REQUIREMENTS: Copy each line below in which the word "that" occurs.

───

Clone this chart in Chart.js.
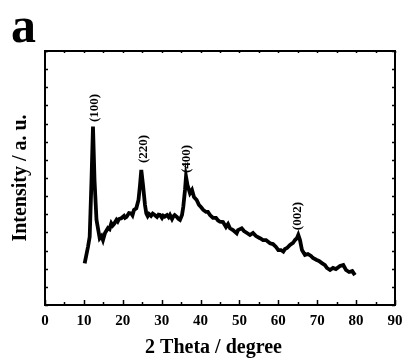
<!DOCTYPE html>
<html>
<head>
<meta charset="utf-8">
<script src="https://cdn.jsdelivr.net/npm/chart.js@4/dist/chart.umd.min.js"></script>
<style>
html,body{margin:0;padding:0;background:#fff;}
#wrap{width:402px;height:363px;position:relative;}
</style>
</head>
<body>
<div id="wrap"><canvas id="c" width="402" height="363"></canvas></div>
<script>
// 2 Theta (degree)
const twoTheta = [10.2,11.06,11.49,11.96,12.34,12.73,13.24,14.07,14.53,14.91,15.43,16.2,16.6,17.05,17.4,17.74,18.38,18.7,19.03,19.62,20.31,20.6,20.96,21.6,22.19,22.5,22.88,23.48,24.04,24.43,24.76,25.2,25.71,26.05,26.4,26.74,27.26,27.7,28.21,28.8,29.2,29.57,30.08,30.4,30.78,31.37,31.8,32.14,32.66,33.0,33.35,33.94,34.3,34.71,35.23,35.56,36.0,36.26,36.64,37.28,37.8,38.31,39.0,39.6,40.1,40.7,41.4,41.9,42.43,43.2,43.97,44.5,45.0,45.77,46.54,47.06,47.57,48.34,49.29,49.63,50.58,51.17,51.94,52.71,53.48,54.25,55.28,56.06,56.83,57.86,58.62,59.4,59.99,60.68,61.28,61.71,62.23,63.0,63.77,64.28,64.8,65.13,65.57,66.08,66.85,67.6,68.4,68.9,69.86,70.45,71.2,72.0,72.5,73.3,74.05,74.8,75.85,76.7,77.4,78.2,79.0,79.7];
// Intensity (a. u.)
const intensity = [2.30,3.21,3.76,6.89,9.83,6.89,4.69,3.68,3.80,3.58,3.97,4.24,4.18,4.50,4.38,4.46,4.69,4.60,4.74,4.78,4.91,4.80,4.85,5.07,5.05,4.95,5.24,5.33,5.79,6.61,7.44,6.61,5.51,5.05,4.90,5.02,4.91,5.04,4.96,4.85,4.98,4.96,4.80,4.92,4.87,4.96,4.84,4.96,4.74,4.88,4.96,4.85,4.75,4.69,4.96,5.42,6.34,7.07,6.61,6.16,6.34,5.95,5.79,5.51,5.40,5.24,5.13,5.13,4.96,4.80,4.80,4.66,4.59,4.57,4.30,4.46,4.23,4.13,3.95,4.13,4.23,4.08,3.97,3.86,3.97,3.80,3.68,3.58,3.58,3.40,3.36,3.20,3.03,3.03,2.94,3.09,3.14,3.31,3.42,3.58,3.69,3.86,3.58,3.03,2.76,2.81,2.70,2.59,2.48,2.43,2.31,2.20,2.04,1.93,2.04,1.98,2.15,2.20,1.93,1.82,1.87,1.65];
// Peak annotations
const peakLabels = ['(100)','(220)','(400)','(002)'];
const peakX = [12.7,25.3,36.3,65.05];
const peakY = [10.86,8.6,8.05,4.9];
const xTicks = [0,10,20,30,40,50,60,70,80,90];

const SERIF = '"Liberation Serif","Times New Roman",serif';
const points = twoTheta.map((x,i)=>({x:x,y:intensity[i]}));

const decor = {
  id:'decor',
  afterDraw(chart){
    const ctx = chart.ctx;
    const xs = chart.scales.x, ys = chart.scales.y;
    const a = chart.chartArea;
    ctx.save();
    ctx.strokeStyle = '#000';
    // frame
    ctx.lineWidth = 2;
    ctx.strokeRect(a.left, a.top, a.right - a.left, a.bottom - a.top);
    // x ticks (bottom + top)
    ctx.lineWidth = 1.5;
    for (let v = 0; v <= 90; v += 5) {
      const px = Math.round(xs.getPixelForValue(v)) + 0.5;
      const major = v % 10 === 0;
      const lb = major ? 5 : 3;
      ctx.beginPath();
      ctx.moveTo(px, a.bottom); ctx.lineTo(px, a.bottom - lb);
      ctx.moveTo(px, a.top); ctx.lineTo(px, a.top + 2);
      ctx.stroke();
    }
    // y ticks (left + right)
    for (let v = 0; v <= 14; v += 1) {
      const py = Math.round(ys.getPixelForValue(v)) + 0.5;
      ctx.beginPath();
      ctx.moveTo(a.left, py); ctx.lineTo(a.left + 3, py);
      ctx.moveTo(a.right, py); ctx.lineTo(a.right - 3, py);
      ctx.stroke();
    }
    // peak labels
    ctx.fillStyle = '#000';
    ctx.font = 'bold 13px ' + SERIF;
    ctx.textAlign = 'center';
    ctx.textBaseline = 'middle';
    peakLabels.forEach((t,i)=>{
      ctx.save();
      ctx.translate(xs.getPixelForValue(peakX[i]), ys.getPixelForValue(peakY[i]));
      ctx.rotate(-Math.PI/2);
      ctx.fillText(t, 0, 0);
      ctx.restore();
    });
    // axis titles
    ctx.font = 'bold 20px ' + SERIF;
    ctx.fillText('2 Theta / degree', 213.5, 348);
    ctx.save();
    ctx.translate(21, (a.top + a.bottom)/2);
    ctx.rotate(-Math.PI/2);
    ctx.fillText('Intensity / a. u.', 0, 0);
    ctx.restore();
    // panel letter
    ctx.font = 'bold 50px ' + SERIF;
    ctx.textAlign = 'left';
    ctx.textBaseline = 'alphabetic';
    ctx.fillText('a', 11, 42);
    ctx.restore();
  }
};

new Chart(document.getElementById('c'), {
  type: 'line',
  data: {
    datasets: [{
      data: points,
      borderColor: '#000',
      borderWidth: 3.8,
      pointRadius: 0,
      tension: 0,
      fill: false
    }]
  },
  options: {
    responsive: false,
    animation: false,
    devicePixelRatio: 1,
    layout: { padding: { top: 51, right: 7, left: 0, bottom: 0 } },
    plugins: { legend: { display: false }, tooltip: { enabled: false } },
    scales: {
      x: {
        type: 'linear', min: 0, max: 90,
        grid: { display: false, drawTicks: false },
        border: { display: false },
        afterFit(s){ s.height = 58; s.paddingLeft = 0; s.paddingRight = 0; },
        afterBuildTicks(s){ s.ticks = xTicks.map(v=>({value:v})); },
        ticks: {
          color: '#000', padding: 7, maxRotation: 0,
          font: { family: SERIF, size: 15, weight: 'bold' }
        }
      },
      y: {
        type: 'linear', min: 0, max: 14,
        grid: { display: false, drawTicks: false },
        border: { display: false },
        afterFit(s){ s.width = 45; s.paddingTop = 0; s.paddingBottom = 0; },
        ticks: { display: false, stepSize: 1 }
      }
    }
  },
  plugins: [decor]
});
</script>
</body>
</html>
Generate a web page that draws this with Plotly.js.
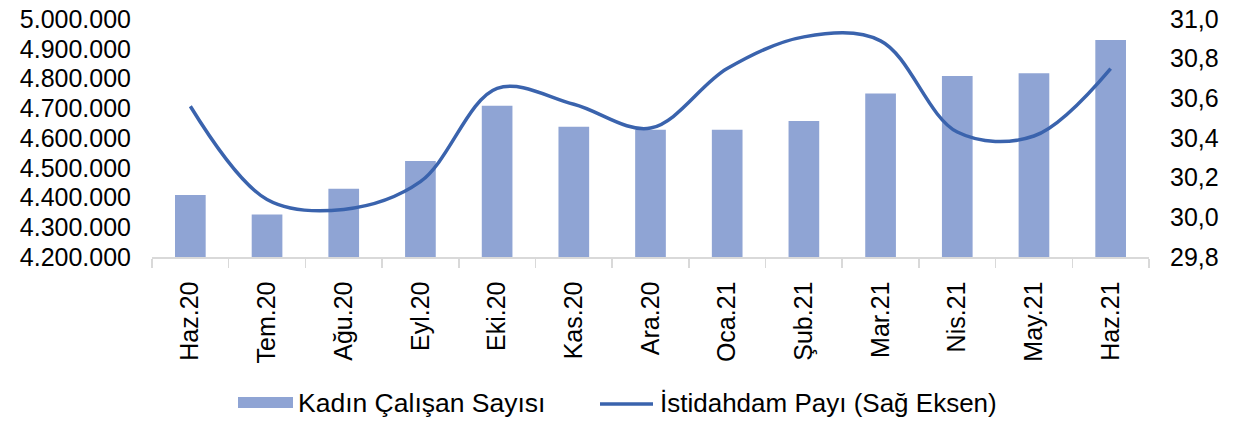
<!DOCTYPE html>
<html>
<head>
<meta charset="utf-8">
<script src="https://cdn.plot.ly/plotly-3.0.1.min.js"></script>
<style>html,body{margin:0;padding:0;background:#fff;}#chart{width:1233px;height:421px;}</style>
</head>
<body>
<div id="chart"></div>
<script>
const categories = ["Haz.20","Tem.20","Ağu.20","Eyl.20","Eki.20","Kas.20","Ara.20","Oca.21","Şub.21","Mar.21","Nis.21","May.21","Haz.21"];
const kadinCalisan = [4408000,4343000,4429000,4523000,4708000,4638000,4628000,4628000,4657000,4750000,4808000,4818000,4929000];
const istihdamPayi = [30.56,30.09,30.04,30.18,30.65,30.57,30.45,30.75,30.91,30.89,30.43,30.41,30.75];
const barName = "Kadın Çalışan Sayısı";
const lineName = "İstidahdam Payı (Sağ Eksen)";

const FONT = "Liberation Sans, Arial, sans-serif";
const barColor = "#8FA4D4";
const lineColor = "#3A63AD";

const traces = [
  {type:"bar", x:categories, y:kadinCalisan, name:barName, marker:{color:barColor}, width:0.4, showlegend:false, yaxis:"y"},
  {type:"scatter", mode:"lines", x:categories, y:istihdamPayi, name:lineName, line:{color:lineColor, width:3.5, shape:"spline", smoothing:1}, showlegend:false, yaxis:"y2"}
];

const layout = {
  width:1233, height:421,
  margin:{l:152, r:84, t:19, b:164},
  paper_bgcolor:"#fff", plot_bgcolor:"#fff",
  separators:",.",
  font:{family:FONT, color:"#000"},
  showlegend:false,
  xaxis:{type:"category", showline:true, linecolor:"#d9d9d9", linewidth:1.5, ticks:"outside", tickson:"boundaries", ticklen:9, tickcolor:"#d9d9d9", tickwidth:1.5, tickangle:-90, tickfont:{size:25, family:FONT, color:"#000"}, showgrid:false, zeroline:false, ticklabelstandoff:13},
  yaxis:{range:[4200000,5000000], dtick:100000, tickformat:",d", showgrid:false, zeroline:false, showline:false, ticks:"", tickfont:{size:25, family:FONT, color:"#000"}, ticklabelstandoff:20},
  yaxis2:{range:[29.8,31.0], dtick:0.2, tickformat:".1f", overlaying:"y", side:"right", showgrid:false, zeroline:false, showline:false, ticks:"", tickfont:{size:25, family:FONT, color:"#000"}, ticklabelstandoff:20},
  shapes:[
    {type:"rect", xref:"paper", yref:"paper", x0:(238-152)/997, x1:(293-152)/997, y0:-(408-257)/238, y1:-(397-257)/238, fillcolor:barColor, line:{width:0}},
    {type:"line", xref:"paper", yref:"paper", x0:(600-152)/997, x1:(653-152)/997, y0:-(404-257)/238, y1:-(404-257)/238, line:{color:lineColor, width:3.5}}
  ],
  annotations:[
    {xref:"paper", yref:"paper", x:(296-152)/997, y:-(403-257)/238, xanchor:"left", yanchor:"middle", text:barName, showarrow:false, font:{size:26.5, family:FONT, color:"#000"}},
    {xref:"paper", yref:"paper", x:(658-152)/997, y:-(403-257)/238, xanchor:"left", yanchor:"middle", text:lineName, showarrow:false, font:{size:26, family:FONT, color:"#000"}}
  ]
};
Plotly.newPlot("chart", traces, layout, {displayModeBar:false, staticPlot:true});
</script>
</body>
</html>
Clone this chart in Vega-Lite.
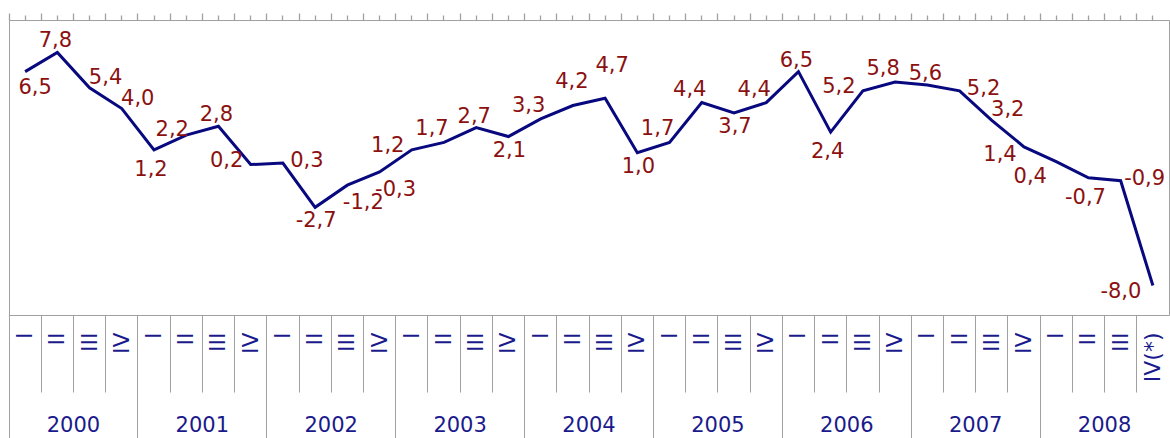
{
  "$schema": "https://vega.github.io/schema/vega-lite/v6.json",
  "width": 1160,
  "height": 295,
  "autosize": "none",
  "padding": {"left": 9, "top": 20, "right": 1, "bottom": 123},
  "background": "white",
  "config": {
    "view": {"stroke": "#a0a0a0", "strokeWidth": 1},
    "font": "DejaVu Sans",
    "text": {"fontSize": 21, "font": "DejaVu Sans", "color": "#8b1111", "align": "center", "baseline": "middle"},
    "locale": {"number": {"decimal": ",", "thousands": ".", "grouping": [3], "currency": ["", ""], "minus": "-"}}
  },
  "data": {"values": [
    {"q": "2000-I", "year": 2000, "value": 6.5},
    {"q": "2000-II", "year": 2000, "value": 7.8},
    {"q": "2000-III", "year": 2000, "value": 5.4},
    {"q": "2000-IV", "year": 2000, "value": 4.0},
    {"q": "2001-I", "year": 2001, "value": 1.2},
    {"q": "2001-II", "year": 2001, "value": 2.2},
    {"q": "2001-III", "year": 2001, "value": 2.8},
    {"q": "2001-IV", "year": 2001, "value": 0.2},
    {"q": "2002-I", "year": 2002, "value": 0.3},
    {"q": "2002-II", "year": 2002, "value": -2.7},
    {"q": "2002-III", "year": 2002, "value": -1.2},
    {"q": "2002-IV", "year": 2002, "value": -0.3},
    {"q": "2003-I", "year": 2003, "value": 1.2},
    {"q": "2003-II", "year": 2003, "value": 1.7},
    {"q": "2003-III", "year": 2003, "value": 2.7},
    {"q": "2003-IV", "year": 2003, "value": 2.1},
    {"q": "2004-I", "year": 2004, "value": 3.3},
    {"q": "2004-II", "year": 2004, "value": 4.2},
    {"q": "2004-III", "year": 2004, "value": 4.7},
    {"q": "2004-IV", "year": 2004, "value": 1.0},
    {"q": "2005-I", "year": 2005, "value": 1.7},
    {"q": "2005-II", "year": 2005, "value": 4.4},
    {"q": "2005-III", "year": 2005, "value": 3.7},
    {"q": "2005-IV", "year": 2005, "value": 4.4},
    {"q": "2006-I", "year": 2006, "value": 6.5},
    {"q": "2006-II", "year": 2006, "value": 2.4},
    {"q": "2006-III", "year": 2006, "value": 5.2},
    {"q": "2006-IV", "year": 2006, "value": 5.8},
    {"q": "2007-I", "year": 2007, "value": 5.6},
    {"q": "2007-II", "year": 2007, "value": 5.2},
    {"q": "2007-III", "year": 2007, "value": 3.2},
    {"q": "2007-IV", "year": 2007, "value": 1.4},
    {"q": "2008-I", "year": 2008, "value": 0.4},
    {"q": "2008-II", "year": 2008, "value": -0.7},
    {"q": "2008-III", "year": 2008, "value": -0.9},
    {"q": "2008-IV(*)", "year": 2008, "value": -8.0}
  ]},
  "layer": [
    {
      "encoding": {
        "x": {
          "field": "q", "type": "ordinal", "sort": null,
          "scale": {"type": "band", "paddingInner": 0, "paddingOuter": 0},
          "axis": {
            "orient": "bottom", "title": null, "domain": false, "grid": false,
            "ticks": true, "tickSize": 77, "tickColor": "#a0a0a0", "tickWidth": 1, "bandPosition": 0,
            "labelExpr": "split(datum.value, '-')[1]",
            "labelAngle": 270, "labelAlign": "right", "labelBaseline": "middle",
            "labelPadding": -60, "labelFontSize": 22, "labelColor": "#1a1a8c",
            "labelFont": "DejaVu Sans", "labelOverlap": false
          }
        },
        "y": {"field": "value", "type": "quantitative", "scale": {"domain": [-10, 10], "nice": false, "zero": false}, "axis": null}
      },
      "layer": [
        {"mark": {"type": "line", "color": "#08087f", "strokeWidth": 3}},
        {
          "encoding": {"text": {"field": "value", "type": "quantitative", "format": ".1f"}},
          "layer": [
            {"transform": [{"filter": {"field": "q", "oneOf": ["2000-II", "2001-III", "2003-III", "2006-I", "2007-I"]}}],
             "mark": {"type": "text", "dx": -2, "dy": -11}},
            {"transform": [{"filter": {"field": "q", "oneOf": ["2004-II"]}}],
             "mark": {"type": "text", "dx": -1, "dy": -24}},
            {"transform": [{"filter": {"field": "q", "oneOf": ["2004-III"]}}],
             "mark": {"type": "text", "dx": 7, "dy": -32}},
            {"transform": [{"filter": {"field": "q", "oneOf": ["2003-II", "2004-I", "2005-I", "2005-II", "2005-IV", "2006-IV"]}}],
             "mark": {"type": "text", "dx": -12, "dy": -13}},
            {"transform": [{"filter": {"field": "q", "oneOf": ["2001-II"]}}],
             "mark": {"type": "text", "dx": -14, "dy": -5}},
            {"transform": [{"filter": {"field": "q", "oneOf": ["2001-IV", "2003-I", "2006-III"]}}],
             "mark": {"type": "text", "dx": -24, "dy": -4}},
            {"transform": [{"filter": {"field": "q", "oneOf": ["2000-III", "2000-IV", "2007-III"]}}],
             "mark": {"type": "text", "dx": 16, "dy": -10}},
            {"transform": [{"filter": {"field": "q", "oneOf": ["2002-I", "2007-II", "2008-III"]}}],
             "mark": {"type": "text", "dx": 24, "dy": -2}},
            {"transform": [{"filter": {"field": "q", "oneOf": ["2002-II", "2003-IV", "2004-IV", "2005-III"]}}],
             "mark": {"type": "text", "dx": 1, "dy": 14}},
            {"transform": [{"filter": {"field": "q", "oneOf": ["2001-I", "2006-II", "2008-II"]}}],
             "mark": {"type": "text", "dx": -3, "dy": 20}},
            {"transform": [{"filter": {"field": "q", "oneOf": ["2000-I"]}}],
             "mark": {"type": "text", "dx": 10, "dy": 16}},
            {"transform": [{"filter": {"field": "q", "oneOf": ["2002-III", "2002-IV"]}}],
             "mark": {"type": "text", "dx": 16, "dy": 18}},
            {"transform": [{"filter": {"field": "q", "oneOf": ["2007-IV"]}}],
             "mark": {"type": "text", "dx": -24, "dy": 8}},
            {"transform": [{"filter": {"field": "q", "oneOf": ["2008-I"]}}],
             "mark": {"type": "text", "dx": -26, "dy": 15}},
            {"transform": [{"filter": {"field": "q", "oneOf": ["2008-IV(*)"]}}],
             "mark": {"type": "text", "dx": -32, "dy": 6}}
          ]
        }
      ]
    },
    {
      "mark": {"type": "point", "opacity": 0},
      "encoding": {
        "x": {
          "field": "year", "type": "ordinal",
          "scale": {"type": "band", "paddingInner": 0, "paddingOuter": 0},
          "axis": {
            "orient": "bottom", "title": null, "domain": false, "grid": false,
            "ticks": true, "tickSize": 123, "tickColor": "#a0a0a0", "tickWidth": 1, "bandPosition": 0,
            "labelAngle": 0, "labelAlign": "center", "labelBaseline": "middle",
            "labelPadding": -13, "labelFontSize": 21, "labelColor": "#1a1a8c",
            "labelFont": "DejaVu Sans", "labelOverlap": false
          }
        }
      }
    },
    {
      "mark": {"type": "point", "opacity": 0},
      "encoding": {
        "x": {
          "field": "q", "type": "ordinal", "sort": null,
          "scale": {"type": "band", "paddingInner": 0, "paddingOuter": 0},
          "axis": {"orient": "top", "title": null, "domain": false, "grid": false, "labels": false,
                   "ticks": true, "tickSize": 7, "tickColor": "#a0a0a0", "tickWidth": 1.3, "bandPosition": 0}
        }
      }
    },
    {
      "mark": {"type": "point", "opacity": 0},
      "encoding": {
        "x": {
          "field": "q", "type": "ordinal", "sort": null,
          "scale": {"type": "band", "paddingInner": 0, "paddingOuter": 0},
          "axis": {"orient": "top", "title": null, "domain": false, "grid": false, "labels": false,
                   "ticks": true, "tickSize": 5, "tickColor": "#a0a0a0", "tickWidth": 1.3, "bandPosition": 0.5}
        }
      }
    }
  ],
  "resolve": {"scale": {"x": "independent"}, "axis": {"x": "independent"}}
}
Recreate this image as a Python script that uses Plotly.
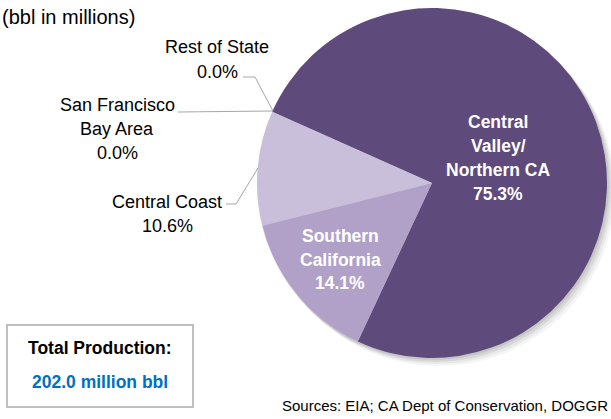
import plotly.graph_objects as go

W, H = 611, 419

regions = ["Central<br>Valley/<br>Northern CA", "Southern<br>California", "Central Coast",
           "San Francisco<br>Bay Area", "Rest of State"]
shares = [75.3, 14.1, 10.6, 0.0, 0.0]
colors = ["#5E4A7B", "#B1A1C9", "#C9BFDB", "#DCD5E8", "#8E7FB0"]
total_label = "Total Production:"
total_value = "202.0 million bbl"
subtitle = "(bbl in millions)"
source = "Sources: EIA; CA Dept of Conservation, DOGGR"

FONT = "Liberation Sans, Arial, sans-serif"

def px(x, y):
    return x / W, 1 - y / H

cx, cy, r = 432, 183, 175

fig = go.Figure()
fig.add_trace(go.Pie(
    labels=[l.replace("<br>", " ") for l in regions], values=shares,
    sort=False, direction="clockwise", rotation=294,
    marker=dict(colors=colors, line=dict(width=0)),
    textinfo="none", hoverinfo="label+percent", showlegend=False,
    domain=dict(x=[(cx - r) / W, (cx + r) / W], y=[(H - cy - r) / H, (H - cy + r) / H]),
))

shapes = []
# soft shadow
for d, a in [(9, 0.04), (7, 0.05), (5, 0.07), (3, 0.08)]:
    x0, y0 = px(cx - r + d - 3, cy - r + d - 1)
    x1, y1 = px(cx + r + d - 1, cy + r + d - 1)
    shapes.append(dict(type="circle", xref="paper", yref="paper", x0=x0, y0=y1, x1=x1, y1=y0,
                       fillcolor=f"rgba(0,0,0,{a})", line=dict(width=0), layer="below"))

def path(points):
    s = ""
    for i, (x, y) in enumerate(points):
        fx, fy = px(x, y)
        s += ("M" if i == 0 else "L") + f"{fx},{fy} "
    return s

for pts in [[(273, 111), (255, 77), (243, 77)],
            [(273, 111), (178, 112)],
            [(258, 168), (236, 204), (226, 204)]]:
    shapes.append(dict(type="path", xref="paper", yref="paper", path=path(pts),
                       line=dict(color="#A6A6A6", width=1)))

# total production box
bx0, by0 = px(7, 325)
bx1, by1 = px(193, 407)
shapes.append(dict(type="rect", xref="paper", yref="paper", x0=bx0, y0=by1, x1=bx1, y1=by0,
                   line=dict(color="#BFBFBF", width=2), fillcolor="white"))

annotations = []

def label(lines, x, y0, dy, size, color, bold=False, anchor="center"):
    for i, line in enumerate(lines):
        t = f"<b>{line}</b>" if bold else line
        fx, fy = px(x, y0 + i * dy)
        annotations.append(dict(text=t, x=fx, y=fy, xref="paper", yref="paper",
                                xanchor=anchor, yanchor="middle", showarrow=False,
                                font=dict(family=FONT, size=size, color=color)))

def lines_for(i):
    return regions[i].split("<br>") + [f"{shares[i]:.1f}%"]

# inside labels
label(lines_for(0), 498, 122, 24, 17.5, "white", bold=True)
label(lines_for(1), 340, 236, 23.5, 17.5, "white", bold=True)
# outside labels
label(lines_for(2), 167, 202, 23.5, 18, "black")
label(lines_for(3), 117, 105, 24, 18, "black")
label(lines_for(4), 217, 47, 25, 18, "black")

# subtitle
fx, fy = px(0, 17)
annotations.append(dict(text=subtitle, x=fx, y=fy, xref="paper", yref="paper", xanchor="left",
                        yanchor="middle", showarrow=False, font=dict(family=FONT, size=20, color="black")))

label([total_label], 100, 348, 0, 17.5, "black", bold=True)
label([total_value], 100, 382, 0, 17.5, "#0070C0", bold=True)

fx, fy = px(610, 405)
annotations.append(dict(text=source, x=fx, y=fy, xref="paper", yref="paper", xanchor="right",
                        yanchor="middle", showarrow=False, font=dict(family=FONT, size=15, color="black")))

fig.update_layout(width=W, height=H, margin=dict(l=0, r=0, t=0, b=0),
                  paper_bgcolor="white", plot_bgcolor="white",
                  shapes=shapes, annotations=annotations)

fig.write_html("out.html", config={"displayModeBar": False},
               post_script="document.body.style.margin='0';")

───

THE SOLUTION:
Generate a web page that draws this with Plotly.js.
Recreate this image as a Python script that uses Plotly.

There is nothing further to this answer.